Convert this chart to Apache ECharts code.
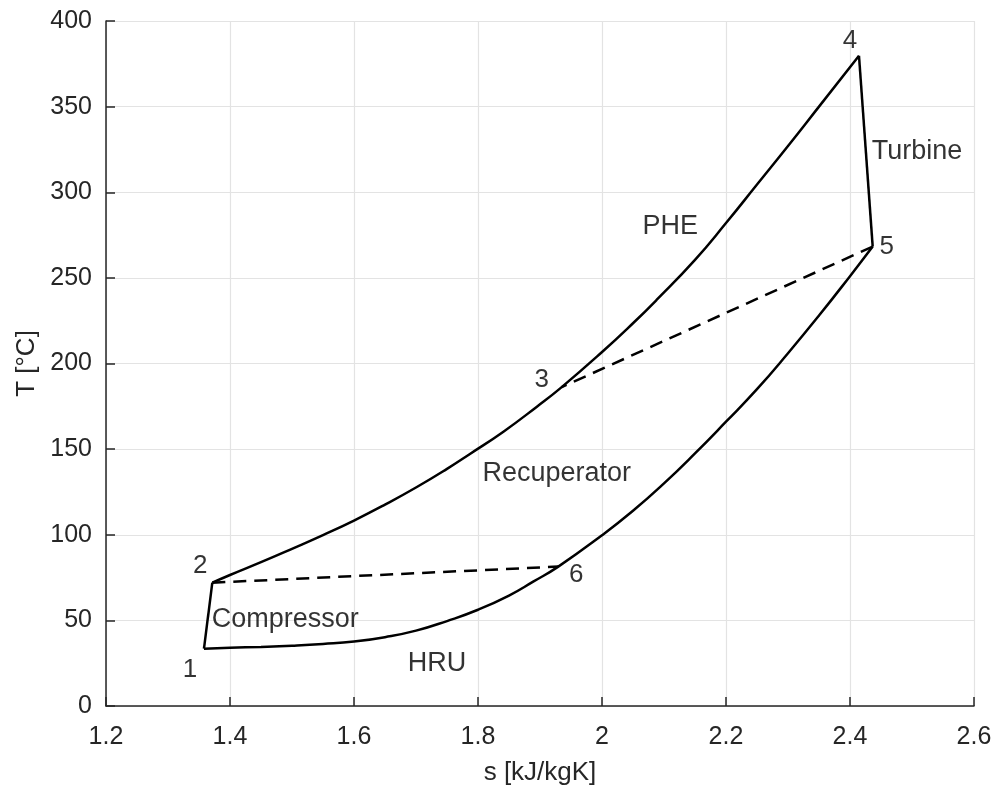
<!DOCTYPE html>
<html>
<head>
<meta charset="utf-8">
<script src="https://cdn.jsdelivr.net/npm/echarts@6/dist/echarts.min.js"></script>
<style>
  html, body { margin: 0; padding: 0; background: #fff; }
  #chart { width: 996px; height: 792px; }
</style>
</head>
<body>
<div id="chart"></div>
<script>
// T-s diagram of a recuperated cycle: entropy s [kJ/kgK] vs temperature T [°C]

// High-pressure heating line, state 2 -> 3 -> 4
const hpS = [1.3715, 1.40, 1.45, 1.50, 1.55, 1.60, 1.65, 1.70, 1.75, 1.787, 1.841, 1.895, 1.935, 2.001, 2.05, 2.088, 2.15, 2.20, 2.25, 2.30, 2.35, 2.4145];
const hpT = [72, 76.5, 84, 91.8, 99.8, 108.3, 117.6, 127.6, 138.5, 147.2, 160.2, 174.8, 186.2, 207, 223.5, 237.1, 260.5, 282, 304.5, 327, 350, 379.7];

// Low-pressure cooling line, state 5 -> 6 -> 1
const lpS = [2.4366, 2.40, 2.35, 2.30, 2.25, 2.20, 2.15, 2.10, 2.05, 2.00, 1.9295, 1.889, 1.85, 1.80, 1.75, 1.70, 1.65, 1.60, 1.55, 1.50, 1.45, 1.40, 1.358];
const lpT = [268.3, 251, 228, 206, 185, 166, 147.5, 130, 114, 99.7, 81.4, 72.6, 64.5, 56.2, 49.6, 44, 40.2, 37.6, 36.2, 35.2, 34.5, 34, 33.5];

// Cycle state points 1..6
const stateNames = ['1', '2', '3', '4', '5', '6'];
const stateS = [1.358, 1.3715, 1.935, 2.4145, 2.4366, 1.9295];
const stateT = [33.5, 72, 186.2, 379.7, 268.3, 81.4];

// Component annotations placed in data coordinates
const noteNames = ['Compressor', 'HRU', 'Recuperator', 'PHE', 'Turbine'];
const noteS = [1.489, 1.734, 1.927, 2.110, 2.508];
const noteT = [50.2, 24.5, 136, 280, 323.6];

// Axis ticks
const xTicks = [1.2, 1.4, 1.6, 1.8, 2.0, 2.2, 2.4, 2.6];
const yTicks = [0, 50, 100, 150, 200, 250, 300, 350, 400];

const pairs = (a, b) => a.map((v, i) => [v, b[i]]);
const st = i => [stateS[i], stateT[i]];

const FONT = 'Liberation Sans, Arial, sans-serif';
const TXT = '#262626';
const lineSolid = { color: '#000', width: 2.5 };
const lineDash = { color: '#000', width: 2.5, type: [13, 8] };

// Per-label offsets for the state numbers (pixels)
const stateOffsets = [[-14, 21], [-12, -17], [-20, -7], [-9, -15], [14, 0], [18, 8]];

const chart = echarts.init(document.getElementById('chart'), null, { renderer: 'canvas' });

chart.setOption({
  animation: false,
  backgroundColor: '#fff',
  grid: { left: 106, right: 22, top: 21, bottom: 86, containLabel: false },
  xAxis: {
    type: 'value',
    min: xTicks[0], max: xTicks[xTicks.length - 1], interval: 0.2,
    name: 's [kJ/kgK]', nameLocation: 'middle', nameGap: 54,
    nameTextStyle: { fontFamily: FONT, fontSize: 26, color: TXT },
    axisLine: { show: true, lineStyle: { color: TXT, width: 1.5 } },
    axisTick: { show: true, inside: true, length: 9, lineStyle: { color: TXT, width: 1.5 } },
    axisLabel: {
      fontFamily: FONT, fontSize: 25, color: TXT, margin: 19,
      formatter: v => String(Math.round(v * 10) / 10)
    },
    splitLine: { show: true, lineStyle: { color: '#e3e3e3', width: 1.2 } }
  },
  yAxis: {
    type: 'value',
    min: yTicks[0], max: yTicks[yTicks.length - 1], interval: 50,
    name: 'T [°C]', nameLocation: 'middle', nameGap: 66, nameRotate: 90,
    nameTextStyle: { fontFamily: FONT, fontSize: 26, color: TXT },
    axisLine: { show: true, lineStyle: { color: TXT, width: 1.5 } },
    axisTick: { show: true, inside: true, length: 9, lineStyle: { color: TXT, width: 1.5 } },
    axisLabel: { fontFamily: FONT, fontSize: 25, color: TXT, margin: 14 },
    splitLine: { show: true, lineStyle: { color: '#e3e3e3', width: 1.2 } }
  },
  series: [
    {
      name: 'heating', type: 'line', data: pairs(hpS, hpT),
      smooth: 0.5, showSymbol: false, lineStyle: lineSolid, z: 3
    },
    {
      name: 'cooling', type: 'line', data: pairs(lpS, lpT),
      smooth: 0.5, showSymbol: false, lineStyle: lineSolid, z: 3
    },
    {
      name: 'turbine', type: 'line', data: [st(3), st(4)],
      showSymbol: false, lineStyle: lineSolid, z: 3
    },
    {
      name: 'compressor', type: 'line', data: [st(0), st(1)],
      showSymbol: false, lineStyle: lineSolid, z: 3
    },
    {
      name: 'recup cold', type: 'line', data: [st(1), st(5)],
      showSymbol: false, lineStyle: lineDash, z: 3
    },
    {
      name: 'recup hot', type: 'line', data: [st(4), st(2)],
      showSymbol: false, lineStyle: lineDash, z: 3
    },
    {
      name: 'states', type: 'scatter', symbolSize: 0, z: 4,
      data: stateNames.map((n, i) => ({
        name: n, value: st(i),
        label: { offset: stateOffsets[i] }
      })),
      label: {
        show: true, position: 'inside', formatter: p => p.name,
        fontFamily: FONT, fontSize: 26, color: '#000'
      }
    },
    {
      name: 'notes', type: 'scatter', symbolSize: 0, z: 4,
      data: noteNames.map((n, i) => ({ name: n, value: [noteS[i], noteT[i]] })),
      label: {
        show: true, position: 'inside', formatter: p => p.name,
        fontFamily: FONT, fontSize: 27, color: '#000'
      }
    }
  ]
});
</script>
</body>
</html>
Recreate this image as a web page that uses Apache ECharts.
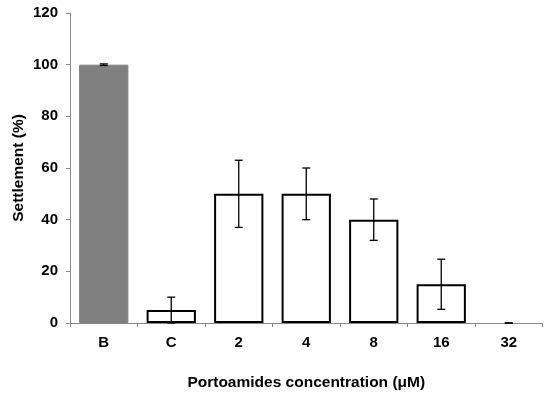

══════

Please repeat exactly the data above from its first line to the line that contains "temperature T [°C]", inclusive, and leave every picture out.

Complete output:
Convert this chart to Apache ECharts code.
<!DOCTYPE html>
<html>
<head>
<meta charset="utf-8">
<script src="https://cdn.jsdelivr.net/npm/echarts@6/dist/echarts.min.js"></script>
<style>
  html, body { margin: 0; padding: 0; background: #fff; }
  #chart { width: 996px; height: 792px; }
</style>
</head>
<body>
<div id="chart"></div>
<script>
// T-s diagram of a recuperated cycle: entropy s [kJ/kgK] vs temperature T [°C]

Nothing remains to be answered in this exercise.